Are you better off now than you were eight years ago?

Answer here, from John Schmitt and Hye Jin Rho at the Center for Economic and Policy Research. Nicely done.

Update: Here is another take, by Jim Kessler, Mark Donnell, and Tess Stovall at Third Way.

3 thoughts on “Are you better off now than you were eight years ago?

  1. Lane, all this is true, but it’s kind of meaningless because it’s inextricable from a single business cycle. (Yeah, things were booming while Clinton was in office.)

    It’s the same kind of short-term, cherry-picked data that trickle-downers try to use to “demonstrate” the success of their policies. (i.e., Reagan’s question itself–yeah, the economy was in trouble while Carter was in office. No duh.)

    Short-term analyses don’t overcome the obvious and accurate post hoc counterargument.

    The long-term (and especially cross-country) analyses that you do so well are far more convincing. Those long-term, multi-country analyses show quite clearly the failure of trickle-down, and the economic success, prosperity, and stability that results from progressive policies.

  2. Lane,

    Thanks for mentioning our new report.

    In response to Steve Roth’s comment about business cycles and how they affect the data, two points. First, unfortunately most voters probably don’t take business cycles into account as they make decisions. The unadjusted-for-the-business-cycle data have real social meaning, even if economists would not be happy with using this approach to gauge changes in the underlying state of the economy.

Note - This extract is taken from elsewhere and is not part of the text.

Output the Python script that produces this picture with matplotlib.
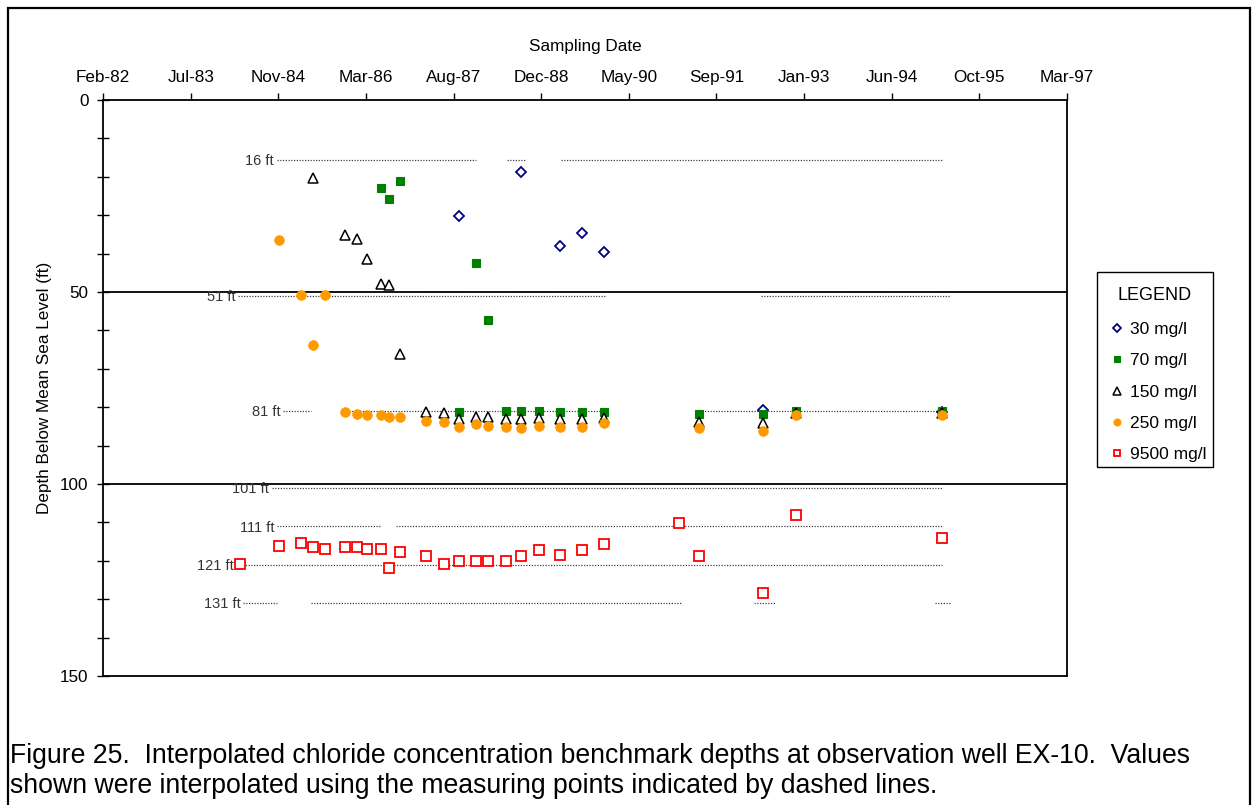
#!/usr/bin/env python3
"""
Chloride benchmark depths at observation well EX-10
"""

import matplotlib
matplotlib.use('Agg')
import matplotlib.pyplot as plt
import matplotlib.dates as mdates
import pandas as pd
from matplotlib.patches import Rectangle
from matplotlib.ticker import MultipleLocator

plt.rcParams['font.family'] = ['Liberation Sans', 'DejaVu Sans']

# --- data (depth in ft below mean sea level) ---
dates_30 = ['1987-09-11', '1988-09-01', '1989-04-09', '1989-08-15', '1989-12-18',
            '1992-06-13', '1995-03-31']
depth_30 = [30.3, 18.8, 37.9, 34.7, 39.6, 80.6, 81.2]

dates_70 = ['1986-06-23', '1986-08-09', '1986-10-11', '1987-12-17', '1988-02-26',
            '1987-09-11', '1988-06-05', '1988-09-01', '1988-12-11', '1989-04-09',
            '1989-08-15', '1989-12-18', '1991-06-13', '1992-06-13', '1992-12-14',
            '1995-03-31']
depth_70 = [23.0, 25.9, 21.1, 42.5, 57.3,
            81.3, 81.0, 81.0, 81.0, 81.3,
            81.3, 81.3, 81.9, 81.9, 80.9,
            81.0]

dates_150 = ['1985-05-31', '1985-11-30', '1986-02-08', '1986-04-07', '1986-06-23',
             '1986-08-09', '1986-10-11', '1987-03-04', '1987-06-17', '1987-09-11',
             '1987-12-17', '1988-02-26', '1988-06-05', '1988-09-01', '1988-12-11',
             '1989-04-09', '1989-08-15', '1989-12-18', '1991-06-13', '1992-06-13',
             '1992-12-14', '1995-03-31']
depth_150 = [20.4, 35.2, 36.3, 41.5, 47.9,
             48.3, 66.2, 81.2, 81.5, 83.2,
             82.6, 82.6, 83.2, 83.2, 82.9,
             83.2, 83.2, 82.9, 83.9, 84.1,
             81.5, 81.5]

dates_250 = ['1984-11-21', '1985-03-22', '1985-05-31', '1985-08-07', '1985-11-30',
             '1986-02-08', '1986-04-07', '1986-06-23', '1986-08-09', '1986-10-11',
             '1987-03-04', '1987-06-17', '1987-09-11', '1987-12-17', '1988-02-26',
             '1988-06-05', '1988-09-01', '1988-12-11', '1989-04-09', '1989-08-15',
             '1989-12-18', '1991-06-13', '1992-06-13', '1992-12-14', '1995-03-31']
depth_250 = [36.5, 50.9, 63.7, 50.9, 81.3,
             81.7, 82.0, 82.0, 82.6, 82.6,
             83.5, 83.9, 85.2, 84.5, 84.8,
             85.2, 85.5, 84.8, 85.2, 85.2,
             84.2, 85.5, 86.1, 82.0, 82.0]

dates_9500 = ['1984-04-10', '1984-11-21', '1985-03-22', '1985-05-31', '1985-08-07',
              '1985-11-30', '1986-02-08', '1986-04-07', '1986-06-23', '1986-08-09',
              '1986-10-11', '1987-03-04', '1987-06-17', '1987-09-11', '1987-12-17',
              '1988-02-26', '1988-06-05', '1988-09-01', '1988-12-11', '1989-04-09',
              '1989-08-15', '1989-12-18', '1991-02-19', '1991-06-13', '1992-06-13',
              '1992-12-14', '1995-03-31']
depth_9500 = [120.8, 116.2, 115.3, 116.5, 116.8,
              116.5, 116.5, 116.8, 116.8, 122.0,
              117.8, 118.8, 120.8, 120.1, 120.1,
              120.1, 120.1, 118.8, 117.2, 118.5,
              117.2, 115.5, 110.1, 118.8, 128.3,
              108.2, 114.0]

# measuring points (dotted lines): depth, label, and the date spans drawn
ref_depths = [15.5, 51, 81, 101, 111, 121, 131]
ref_labels = ['16 ft', '51 ft', '81 ft', '101 ft', '111 ft', '121 ft', '131 ft']
ref_spans = [
    [('1984-11-06', '1987-12-17'), ('1988-06-11', '1988-09-21'), ('1989-04-15', '1995-03-29')],
    [('1984-03-29', '1989-12-20'), ('1992-05-28', '1995-05-14')],
    [('1984-12-11', '1985-05-19'), ('1985-11-18', '1989-12-15'), ('1991-06-09', '1995-04-04')],
    [('1984-10-09', '1995-04-04')],
    [('1984-11-06', '1986-06-17'), ('1986-09-17', '1995-03-29')],
    [('1984-03-23', '1995-03-29')],
    [('1984-04-27', '1984-11-06'), ('1985-05-19', '1991-02-27'),
     ('1992-04-23', '1992-08-21'), ('1995-02-17', '1995-05-14')],
]

series = [
    ('30 mg/l', dates_30, depth_30, dict(marker='D', ms=5.3, mfc='white', mec='#000080', mew=1.3)),
    ('70 mg/l', dates_70, depth_70, dict(marker='s', ms=6.4, mfc='#008000', mec='#008000', mew=0.8)),
    ('150 mg/l', dates_150, depth_150, dict(marker='^', ms=7.2, mfc='white', mec='black', mew=1.1)),
    ('250 mg/l', dates_250, depth_250, dict(marker='o', ms=7, mfc='#FF9900', mec='#FF9900', mew=0.5)),
    ('9500 mg/l', dates_9500, depth_9500, dict(marker='s', ms=6.5, mfc='white', mec='#FF0000', mew=1.3)),
]

W, H = 1254, 805
fig = plt.figure(figsize=(W / 100, H / 100), dpi=100)
ax = fig.add_axes([103 / W, 1 - 676 / H, (1067 - 103) / W, (676 - 100) / H])

# outer frame of the figure
fig.patches.append(Rectangle((7.5 / W, -0.02), (1250 - 7.5) / W, 1.02 - 7.5 / H,
                             transform=fig.transFigure, fill=False,
                             edgecolor='black', linewidth=1.6))

# horizontal gridlines
for yv in [50, 100]:
    ax.axhline(yv, color='black', linewidth=1.3, zorder=1)

# dotted measuring-point lines with labels
for depth, label, spans in zip(ref_depths, ref_labels, ref_spans):
    for start, end in spans:
        ax.plot(pd.to_datetime([start, end]), [depth, depth], color='#404040',
                linewidth=0.9, linestyle=(0, (1, 1.2)), zorder=2)
    ax.annotate(label, xy=(pd.to_datetime(spans[0][0]), depth), xytext=(-2, -1),
                textcoords='offset points', ha='right', va='center',
                fontsize=10.5, color='#333333')

handles = []
for name, d, v, style in series:
    h, = ax.plot(pd.to_datetime(d), v, linestyle='none', label=name, zorder=3,
                 clip_on=False, **style)
    handles.append(h)

# Excel-like date axis: 500-day steps from serial 30000
base = pd.Timestamp('1899-12-30')
ticks = [base + pd.Timedelta(days=30000 + 500 * i) for i in range(12)]
ax.set_xlim(ticks[0], ticks[-1])
ax.set_xticks(ticks)
ax.xaxis.set_major_formatter(mdates.DateFormatter('%b-%y'))
ax.xaxis.tick_top()
ax.tick_params(axis='x', which='major', direction='out', length=5, pad=6,
               labelsize=12.3, width=1)

ax.set_ylim(150, 0)
ax.set_yticks([0, 50, 100, 150])
ax.yaxis.set_minor_locator(MultipleLocator(10))
ax.tick_params(axis='y', which='major', direction='inout', length=9, pad=6,
               labelsize=12.3, width=1)
ax.tick_params(axis='y', which='minor', direction='inout', length=8, width=1)

for s in ax.spines.values():
    s.set_linewidth(1.3)

fig.text(585 / W, 1 - 46 / H, 'Sampling Date', ha='center', va='center', fontsize=12.3)
fig.text(45 / W, 1 - 388 / H, 'Depth Below Mean Sea Level (ft)', ha='center',
         va='center', rotation=90, fontsize=12.3)

# legend box drawn separately so its padding matches the original
fig.patches.append(Rectangle((1097 / W, 1 - 467 / H), (1213 - 1097) / W, (467 - 272) / H,
                             transform=fig.transFigure, fill=False,
                             edgecolor='black', linewidth=1.0))
fig.text(1155 / W, 1 - 296 / H, 'LEGEND', ha='center', va='center', fontsize=13)
leg = ax.legend(handles=handles, loc='upper left',
                bbox_to_anchor=(1112 / W, 1 - 322 / H), bbox_transform=fig.transFigure,
                fontsize=12.5, frameon=False,
                borderpad=0, labelspacing=0.93, handlelength=0.6,
                handletextpad=0.45, markerscale=0.75, borderaxespad=0)

fig.text(10 / W, 1 - 756 / H,
         'Figure 25.  Interpolated chloride concentration benchmark depths at observation well EX-10.  Values',
         ha='left', va='center', fontsize=19.2)
fig.text(10 / W, 1 - 786 / H,
         'shown were interpolated using the measuring points indicated by dashed lines.',
         ha='left', va='center', fontsize=19.2)

fig.savefig('out.png', dpi=100)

    Second, for exactly the reasons Roth mentions, our report (CEPR) includes two versions of the indicators. The first version compares “electoral cycles” (1992-2000 versus 2000-2008). The second compares business cycles –peak-to-peak (2000 versus 2007) or full-cycle (1989-2000 versus 2000-2007), as appropriate for each particular indicator. Putting things on a business-cycle basis narrows the gap in performance, but the earlier cycle still clobbers the more recent one.